In his essay, "Frankenstein:  In the Context of the Romantic Era," George V. Griffith states that Mary Shelley's novel deals with such Romantic topics as 

the primacy of feelings, the dangers of intellect, dismay over the human capacity to corrupt our natural goodness, the agony of the questing, solitary hero, and the awesome power of the sublime

Dangers of the intellect

Both Walton and Victor Frankenstein are examples of ambition that defies the natural order.  Walton writes that he will carry out his mission despite cost of human life:

One man's life or death were but a small price to pay for the acquirement of the knowledge which I sought, for the dominion I should acquire and transmit over the elemental foes of our race.

And, Victor Frankenstein feels much the same as he allows his brother, friend, and wife to be sacrificed in his pursuit of science.  Truly, Victor corrupts what is natural and innocent as his lack of nurturing for the creature transforms him into the monster that he becomes.

The human capacity to corrupt natural goodness

Human nature often corrupts what is by nature innocent. For, the creature is totally without sin until he is rejected.  Influenced by the writings of the English philosopher, John Locke, Shelley depicts how important the creature's social conditioning is to his nature.  When he is reviled and rejected by Victor and all others that he approaches, the creature vows revenge upon humans and his killing begins, whereas before he is rejected, all he has wanted is love.

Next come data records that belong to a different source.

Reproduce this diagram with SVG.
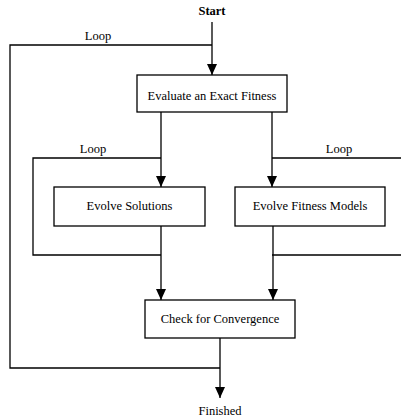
<svg xmlns="http://www.w3.org/2000/svg" width="401" height="420" viewBox="0 0 401 420">
<style>
.box{fill:#fff;stroke:#000;stroke-width:1.3}
.ln{fill:none;stroke:#000;stroke-width:1.3}
text{font-size:12.5px;fill:#000;text-anchor:middle}
</style>
<defs>
<marker id="ah" markerWidth="11" markerHeight="10" refX="11" refY="5" orient="auto" markerUnits="userSpaceOnUse" viewBox="0 0 11 10">
<path d="M0,0 L11,5 L0,10 Z" fill="#000"/>
</marker>
</defs>
<rect width="401" height="420" fill="#fff"/>
<g font-family="'Liberation Serif', 'Times New Roman', 'DejaVu Serif', serif">
<g id="connectors">
<path class="ln" d="M212,22 V75" marker-end="url(#ah)"/>
<path class="ln" d="M212,45 H10 V368 H220"/>
<path class="ln" d="M161,112 V187" marker-end="url(#ah)"/>
<path class="ln" d="M161,158 H33 V255 H161"/>
<path class="ln" d="M272,112 V187" marker-end="url(#ah)"/>
<path class="ln" d="M272,158 H401 M272,255 H401"/>
<path class="ln" d="M161,226 V300" marker-end="url(#ah)"/>
<path class="ln" d="M273,226 V300" marker-end="url(#ah)"/>
<path class="ln" d="M220,338 V398" marker-end="url(#ah)"/>
<text x="98" y="40">Loop</text>
<text x="93" y="153">Loop</text>
<text x="339" y="153">Loop</text>
</g>
<g id="start"><text x="212" y="15" font-weight="bold">Start</text></g>
<g id="evaluate">
<rect class="box" x="137" y="75" width="150" height="37"/>
<text x="212" y="100">Evaluate an Exact Fitness</text>
</g>
<g id="evolve-solutions">
<rect class="box" x="54" y="187" width="151" height="39"/>
<text x="129.5" y="210">Evolve Solutions</text>
</g>
<g id="evolve-fitness">
<rect class="box" x="235" y="187" width="150" height="39"/>
<text x="310" y="210">Evolve Fitness Models</text>
</g>
<g id="check">
<rect class="box" x="145" y="300" width="150" height="38"/>
<text x="220" y="323">Check for Convergence</text>
</g>
<g id="finished"><text x="220" y="415">Finished</text></g>
</g>
</svg>
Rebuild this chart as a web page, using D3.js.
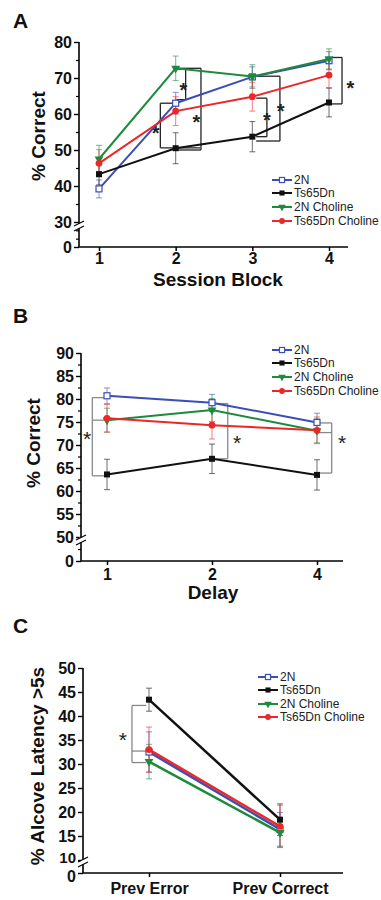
<!DOCTYPE html>
<html>
<head>
<meta charset="utf-8">
<script src="https://cdn.jsdelivr.net/npm/d3@7"></script>
<style>
body { margin: 0; background: #fff; }
svg { font-family: "Liberation Sans", Arial, sans-serif; }
</style>
</head>
<body>
<script>
// groups shared by the three panels
var groups = ["2N", "Ts65Dn", "2N Choline", "Ts65Dn Choline"];
var colors = ["#3b4db6", "#111111", "#1d8a3c", "#ec2727"];

// A: session blocks
var blocks = ["1", "2", "3", "4"];
var blockMeans = [
  [39.2, 63.0, 70.3, 74.8],
  [43.3, 50.5, 53.7, 63.2],
  [47.5, 72.7, 70.4, 75.3],
  [46.3, 60.8, 64.8, 70.8]
];
var blockErr = [
  [2.5, 3.0, 2.8, 2.5],
  [3.0, 4.3, 4.2, 4.0],
  [3.8, 3.4, 3.3, 2.8],
  [3.8, 4.0, 4.0, 3.5]
];
var blockTicks = [0, 30, 40, 50, 60, 70, 80];

// B: delay
var delays = ["1", "2", "4"];
var delayMeans = [
  [80.7, 79.2, 74.9],
  [63.6, 67.0, 63.5],
  [75.4, 77.6, 73.1],
  [75.8, 74.3, 73.2]
];
var delayErr = [
  [1.7, 1.8, 2.0],
  [3.3, 3.2, 3.3],
  [2.6, 2.5, 2.6],
  [3.0, 3.0, 2.9]
];
var delayTicks = [0, 50, 55, 60, 65, 70, 75, 80, 85, 90];

// C: alcove latency
var prevTrial = ["Prev Error", "Prev Correct"];
var latencyMeans = [
  [32.5, 16.4],
  [43.4, 18.4],
  [30.5, 15.7],
  [33.0, 17.0]
];
var latencyErr = [
  [4.2, 3.5],
  [2.4, 3.3],
  [3.6, 3.0],
  [4.7, 4.4]
];
var latencyTicks = [0, 10, 15, 20, 25, 30, 35, 40, 45, 50];

// significance brackets: x of the vertical (category index), y values of arms, x end of arms
var blockBrackets = [
  { x: 1.13, ys: [72.5, 64.0], to: 1.01, star: [1.10, 68.1] },
  { x: 1.33, ys: [72.7, 50.0], to: 1.01, star: [1.27, 59.3] },
  { x: 0.80, ys: [63.0, 50.6], to: [1.0, 1.32], star: [0.74, 56.1] },
  { x: 2.19, ys: [64.4, 53.7], to: 2.05, star: [2.19, 59.7] },
  { x: 2.36, ys: [70.5, 52.5], to: 2.05, star: [2.37, 62.2] },
  { x: 3.17, ys: [75.7, 62.8], to: 3.03, star: [3.28, 68.5] }
];
var delayBrackets = [
  { x: -0.14, ys: [80.3, 75.4, 63.3], to: 0.0, star: [-0.19, 72.6] },
  { x: 1.15, ys: [79.0, 67.0], to: 1.0, star: [1.24, 71.6] },
  { x: 2.14, ys: [74.8, 72.7, 63.9], to: 2.0, star: [2.24, 71.6] }
];
var latencyBrackets = [
  { x: -0.13, ys: [42.2, 32.7, 30.3], to: -0.02, star: [-0.2, 36.2] }
];

var svg = d3.select("body").append("svg")
    .attr("width", 381)
    .attr("height", 900);

function drawPanel(o) {
  var g = svg.append("g");

  var x = d3.scaleLinear().domain([0, o.cats.length - 1]).range(o.xr);
  var y = d3.scaleLinear().domain([0, o.brk, o.top]).range(o.yr);

  // x axis
  var xa = g.append("g")
      .attr("transform", "translate(0," + o.yr[0] + ")")
      .call(d3.axisBottom(x).tickValues(d3.range(o.cats.length))
        .tickFormat(function(i) { return o.cats[i]; })
        .tickSize(4).tickSizeOuter(0).tickPadding(o.xpad));
  xa.select(".domain").remove();
  xa.selectAll("line").attr("stroke", "#000").attr("stroke-width", 1.5);
  xa.selectAll("text").attr("font-size", o.xfs).attr("font-weight", "bold").attr("fill", "#111");
  g.append("line")
      .attr("x1", o.ax).attr("x2", o.xend)
      .attr("y1", o.yr[0]).attr("y2", o.yr[0])
      .attr("stroke", "#000").attr("stroke-width", 1.6);

  // y axis
  var ya = g.append("g")
      .attr("transform", "translate(" + o.ax + ",0)")
      .call(d3.axisLeft(y).tickValues(o.ticks).tickSize(5).tickPadding(2));
  ya.select(".domain").remove();
  ya.selectAll("line").attr("stroke", "#000").attr("stroke-width", 1.4);
  ya.selectAll("text").attr("font-size", o.yfs).attr("font-weight", "bold").attr("fill", "#111");
  // labels at the break are squeezed apart a little
  ya.selectAll("text").filter(function(d) { return d === 0; }).attr("dy", o.zeroDy);
  ya.selectAll("text").filter(function(d) { return d === o.brk; })
      .attr("dy", o.brkDy).attr("font-size", o.brkFs);

  var minor = g.append("g")
      .attr("transform", "translate(" + o.ax + ",0)")
      .call(d3.axisLeft(y).tickValues(o.minor).tickSize(3).tickFormat(""));
  minor.select(".domain").remove();
  minor.selectAll("line").attr("stroke", "#000").attr("stroke-width", 1.2);

  g.append("line")
      .attr("x1", o.ax).attr("x2", o.ax)
      .attr("y1", o.yr[0]).attr("y2", o.yr[2])
      .attr("stroke", "#000").attr("stroke-width", 1.6);

  // axis break
  var by = y(o.brk) + o.bkOff;
  g.append("rect")
      .attr("x", o.ax - 2).attr("y", by - 2.5)
      .attr("width", 4).attr("height", 5)
      .attr("fill", "#fff");
  [-2.5, 2.5].forEach(function(d) {
    g.append("line")
        .attr("x1", o.ax - 5).attr("x2", o.ax + 5)
        .attr("y1", by + d + 2.5).attr("y2", by + d - 2.5)
        .attr("stroke", "#000").attr("stroke-width", 1.2);
  });

  // axis titles
  g.append("text")
      .attr("transform", "translate(" + o.ylab[0] + "," + o.ylab[1] + ") rotate(-90)")
      .attr("text-anchor", "middle")
      .attr("font-size", 19).attr("font-weight", "bold").attr("fill", "#111")
      .text(o.ytitle);
  if (o.xtitle) {
    g.append("text")
        .attr("x", o.xlab[0]).attr("y", o.xlab[1])
        .attr("text-anchor", "middle")
        .attr("font-size", 19).attr("font-weight", "bold").attr("fill", "#111")
        .text(o.xtitle);
  }
  g.append("text")
      .attr("x", 13).attr("y", o.letterY)
      .attr("font-size", 21).attr("font-weight", "bold").attr("fill", "#111")
      .text(o.letter);

  // brackets
  o.brackets.forEach(function(b) {
    var ys = b.ys.map(y);
    g.append("line")
        .attr("x1", x(b.x)).attr("x2", x(b.x))
        .attr("y1", ys[0]).attr("y2", ys[ys.length - 1])
        .attr("stroke", o.bkColor).attr("stroke-width", 1.3);
    ys.forEach(function(v, i) {
      var end = Array.isArray(b.to) ? b.to[i] : b.to;
      g.append("line")
          .attr("x1", x(b.x)).attr("x2", x(end))
          .attr("y1", v).attr("y2", v)
          .attr("stroke", o.bkColor).attr("stroke-width", 1.3);
    });
    g.append("text")
        .attr("x", x(b.star[0])).attr("y", y(b.star[1]) + o.starFs * 0.6)
        .attr("text-anchor", "middle")
        .attr("font-size", o.starFs).attr("font-weight", o.starW)
        .attr("fill", "#222")
        .text("*");
  });

  var line = d3.line()
      .x(function(d, i) { return x(i); })
      .y(function(d) { return y(d); });

  // error bars
  o.means.forEach(function(series, k) {
    series.forEach(function(m, i) {
      var e = o.err[k][i];
      var eg = g.append("g")
          .attr("stroke", colors[k]).attr("stroke-opacity", 0.55).attr("stroke-width", 1.1);
      eg.append("line").attr("x1", x(i)).attr("x2", x(i)).attr("y1", y(m - e)).attr("y2", y(m + e));
      eg.append("line").attr("x1", x(i) - 3).attr("x2", x(i) + 3).attr("y1", y(m - e)).attr("y2", y(m - e));
      eg.append("line").attr("x1", x(i) - 3).attr("x2", x(i) + 3).attr("y1", y(m + e)).attr("y2", y(m + e));
    });
  });

  // lines and markers
  o.means.forEach(function(series, k) {
    g.append("path")
        .attr("d", line(series))
        .attr("fill", "none")
        .attr("stroke", colors[k])
        .attr("stroke-width", o.lw);
    series.forEach(function(m, i) {
      marker(g, k, x(i), y(m), 1);
    });
  });

  // legend
  groups.forEach(function(name, k) {
    var ry = o.legRows[k];
    g.append("line")
        .attr("x1", o.legX).attr("x2", o.legX + 20)
        .attr("y1", ry).attr("y2", ry)
        .attr("stroke", colors[k]).attr("stroke-width", 2);
    marker(g, k, o.legX + 10, ry, 0.85);
    g.append("text")
        .attr("x", o.legX + 22).attr("y", ry + 4)
        .attr("font-size", 12).attr("fill", "#222")
        .text(name);
  });
}

function marker(g, k, cx, cy, s) {
  if (k === 0) {
    g.append("rect")
        .attr("x", cx - 3 * s).attr("y", cy - 3 * s)
        .attr("width", 6 * s).attr("height", 6 * s)
        .attr("fill", "#fff").attr("stroke", colors[0]).attr("stroke-width", 1.2);
  } else if (k === 1) {
    g.append("rect")
        .attr("x", cx - 3 * s).attr("y", cy - 3 * s)
        .attr("width", 6 * s).attr("height", 6 * s)
        .attr("fill", colors[1]);
  } else if (k === 2) {
    g.append("path")
        .attr("d", d3.symbol().type(d3.symbolTriangle).size(34 * s * s)())
        .attr("transform", "translate(" + cx + "," + cy + ") rotate(180)")
        .attr("fill", colors[2]);
  } else {
    g.append("circle")
        .attr("cx", cx).attr("cy", cy).attr("r", 3.4 * s)
        .attr("fill", colors[3]);
  }
}

drawPanel({
  letter: "A", letterY: 28,
  cats: blocks, means: blockMeans, err: blockErr,
  xr: [99, 329], ax: 79, xend: 348,
  yr: [247, 222, 42], brk: 30, top: 80, bkOff: 4,
  ticks: blockTicks, minor: [10, 20, 35, 45, 55, 65, 75],
  xfs: 16, xpad: 2, yfs: 16, zeroDy: "0.32em", brkDy: "0.32em", brkFs: 16,
  ytitle: "% Correct", ylab: [45, 136],
  xtitle: "Session Block", xlab: [218, 286],
  brackets: blockBrackets, bkColor: "#222", starFs: 20, starW: "bold",
  lw: 2, legX: 272, legRows: [180, 193, 207, 221]
});

drawPanel({
  letter: "B", letterY: 323,
  cats: delays, means: delayMeans, err: delayErr,
  xr: [107, 317], ax: 81, xend: 343,
  yr: [561, 537, 353], brk: 50, top: 90, bkOff: 3,
  ticks: delayTicks, minor: [25, 52.5, 57.5, 62.5, 67.5, 72.5, 77.5, 82.5, 87.5],
  xfs: 16, xpad: 4, yfs: 16, zeroDy: "0.32em", brkDy: "0.32em", brkFs: 16,
  ytitle: "% Correct", ylab: [40, 443],
  xtitle: "Delay", xlab: [213, 599],
  brackets: delayBrackets, bkColor: "#888", starFs: 21, starW: "normal",
  lw: 2, legX: 272, legRows: [350, 363, 377, 391]
});

drawPanel({
  letter: "C", letterY: 633,
  cats: prevTrial, means: latencyMeans, err: latencyErr,
  xr: [149, 280], ax: 83, xend: 343,
  yr: [873, 860, 668], brk: 10, top: 50, bkOff: 2,
  ticks: latencyTicks, minor: [],
  xfs: 16, xpad: 6, yfs: 16, zeroDy: "0.5em", brkDy: "0.18em", brkFs: 15,
  ytitle: "% Alcove Latency >5s", ylab: [44, 766],
  xtitle: null,
  brackets: latencyBrackets, bkColor: "#888", starFs: 21, starW: "normal",
  lw: 2.5, legX: 258, legRows: [677, 690, 704, 717]
});
</script>
</body>
</html>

The agony of the questing, solitary hero

Possessing a life filled with fear and agony, Frankenstein in Chapter 18 (Volume 3, Chapter 1) is unable to enjoy the beauties of nature while he is with Clerval, who observes the scenery "with an eye of feelig and delight."  Instead, Victor declares himself,

“I am a blasted tree; the bolt has entered my soul. . . .” (An image that recalls the giant oak Victor watched destroyed by lightning when he was 15.)

The power of the sublime

While Victor follows the Rhine, however, he sees many lovely towns, hills, and ruined castles on cliffs surrounded by black forests.  In this journey of natural beauty, with the majesty of the Alps and the musical loveliness of the Rhine, Victor feels his soul somewhat restored.  He declares that his "gush of sorrow" is but a "slight tribute to the unexampled worth of Henry," soothing his heart.